Christantus O. Nnamani, Muhammad R. A. Khandaker, Mathini Sellathurai

This paper considers unmanned aerial vehicle (UAV)-carried intelligent reflecting surface (IRS) for secure data collection in wireless sensor networks. An eavesdropper (Eve) lurks within the vicinity of the main receiver (Bob) while several randomly placed sensor nodes beamform collaboratively to the UAV-carried IRS that reflects the signal to the main receiver (Bob). The design objective is to maximise the achievable secrecy rate in the noisy communication channel by jointly optimizing the collaborative beamforming weights of the sensor nodes, the trajectory of the UAV and the reflection coefficients of the IRS elements. By designing the IRS reflection coefficients with and without the knowledge of the eavesdropper's channel, we develop a non-iterative sub-optimal solution for the secrecy rate maximization problem.

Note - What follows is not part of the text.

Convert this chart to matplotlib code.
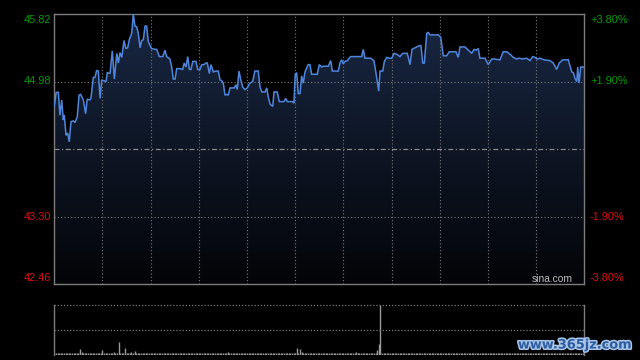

It has been shown analytically that the UAV flight time and the randomness in the distribution of the sensor nodes, obtained by varying the sensor distribution area, can greatly affect secrecy performance. In addition, the maximum allowable number of IRS elements as well as a bound on the attainable average secrecy rate of the IRS aided noisy communication channel have also been derived. Extensive simulation results demonstrate the superior performance of the proposed algorithms compared to the existing schemes.

Christantus O. Nnamani, Muhammad R. A. Khandaker, Mathini Sellathurai

This paper investigates unmanned aerial vehicle (UAV)-aided jamming technique for enabling physical layer keyless security in scenarios where the exact eavesdropper location is unknown. We assume that the unknown eavesdropper location is within an ellipse characterizing the coverage region of the transmitter. By sequentially optimizing the transmit power, the flight path of the UAV and its jamming power, we aim at maximizing the average secrecy rate with arbitrary eavesdropper location. Simulation results demonstrate that the optimal flight path obtains better secrecy rate performance compared to that using direct UAV flight path encasing the transmitter and the legitimate receiver. Most importantly, even with the unknown eavesdropper location, we obtained a secrecy rate that is comparable to a scenario when the eavesdropper's location is known. However, the average secrecy rate with the unknown eavesdropper location varies depending on the proximity of the eavesdropper to the known location of the transmitter. We also observe that due to the UAV-aided jamming, the average secrecy rate stabilizes at some point even though the average received envelope power of the eavesdropper increases. This essentially demonstrates the effectiveness of the proposed scheme.